Agnello, latte di pecora e fieno
Spigola d’amo nell’evocazione molecolare della porchetta, la cotenna micronizzata, aromatizzata al finocchietto, si fa perlescente craquelin per i filetti di pesce, sottolineando anche in questa stagione le sinestesie tra carne e pescato. Manzo, il menù cita semplicemente manzo, ma l’assaggio rivela la valenza dell’affinamento e delle selezioni delle carni italianissime, anche se simili al Kobe nipponico. Albicocche, con la punteggiatura della senape, a definire nel dressage un viaggio memorabile tra Asia e Mediterraneo. L’anguria, nella monumentale espressione di un dessert che ha l’anima di mandorla, olive di Taggia e foglia di cappero, riporta l’attenzione sull’utilizzo della frutta fresca nei menù fine dining, atto rivoluzionario di rifondazione del gusto e lungimirante scelta nutraceutica.
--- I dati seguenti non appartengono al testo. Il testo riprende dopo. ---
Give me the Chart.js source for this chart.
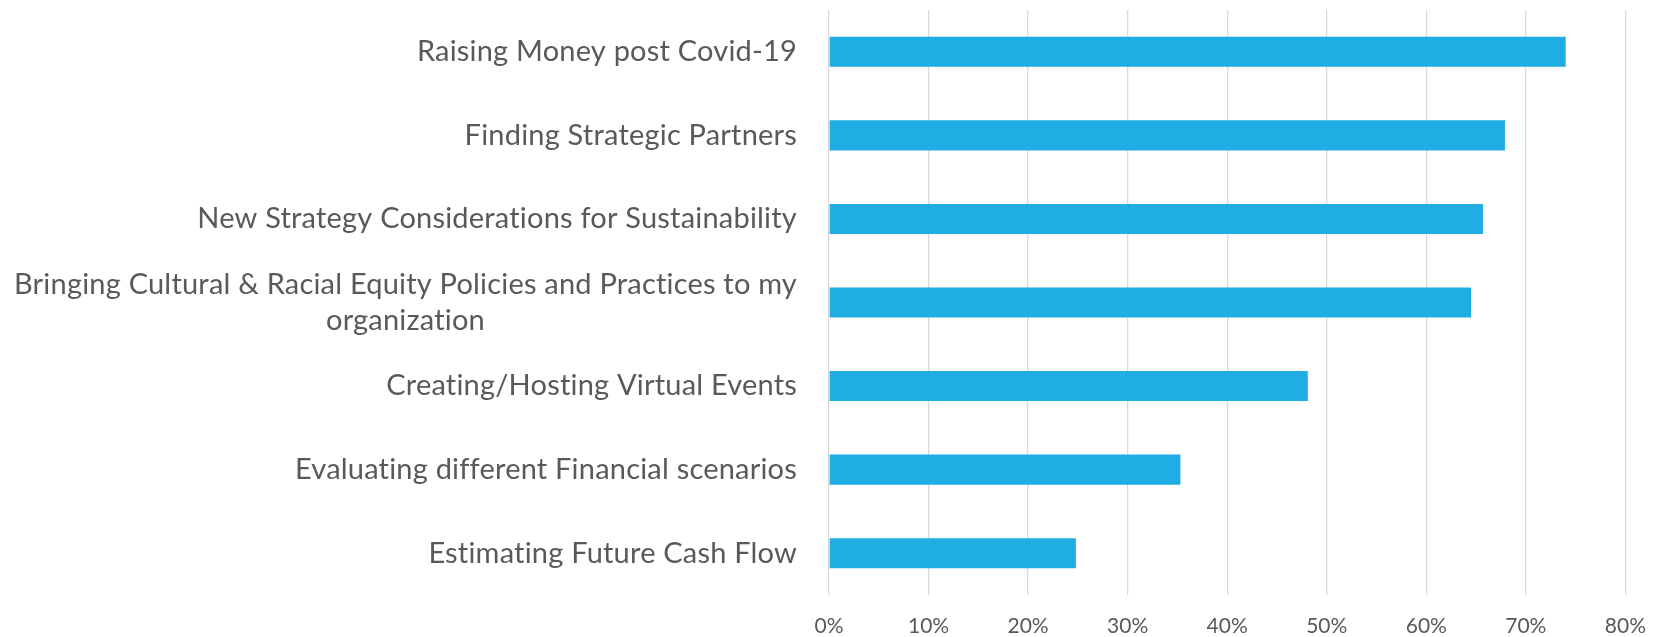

Senza confini, senza dogmi, il nuovo menù Project II del ristorante Imàgo all’Hassler dona la gioia totalizzante dell’estate, tra parallelismi enologici internazionali e juice pairing che amplificano ogni sfumatura sensoriale. L’head sommelier Alessio Bricoli ha rivoluzionato le convenzioni, regala respiro con gli Chardonnay dell’Oregon e istoria amabilità coi rosati di Nebbiolo e i muffati, arrivando non di rado alle note eclettiche della miscelazione, arricchendo la drink list di memorie espressive.

Anguria, mandorle e olive
Imàgo è il laboratorio di ricerca del gusto, dove il fine dining trova respiro e inedita leggibilità nella visione dell’executive chef Andrea Antonini, dettando le tendenze dall’empireo di Roma. Marco Amato negli anni, ha saputo dare luce ad un servizio di sala di leggiadra professionalità, atta ad esaudire con estrema grazia ogni desiderio. Essere oggi restaurant manager significa anche far germogliare nell’anima dei Collaboratori la cultura dell’ospitalità italiana, che all’ultimo piano dell’hotel Hassler, affascina più ancora del più bel panorama del mondo.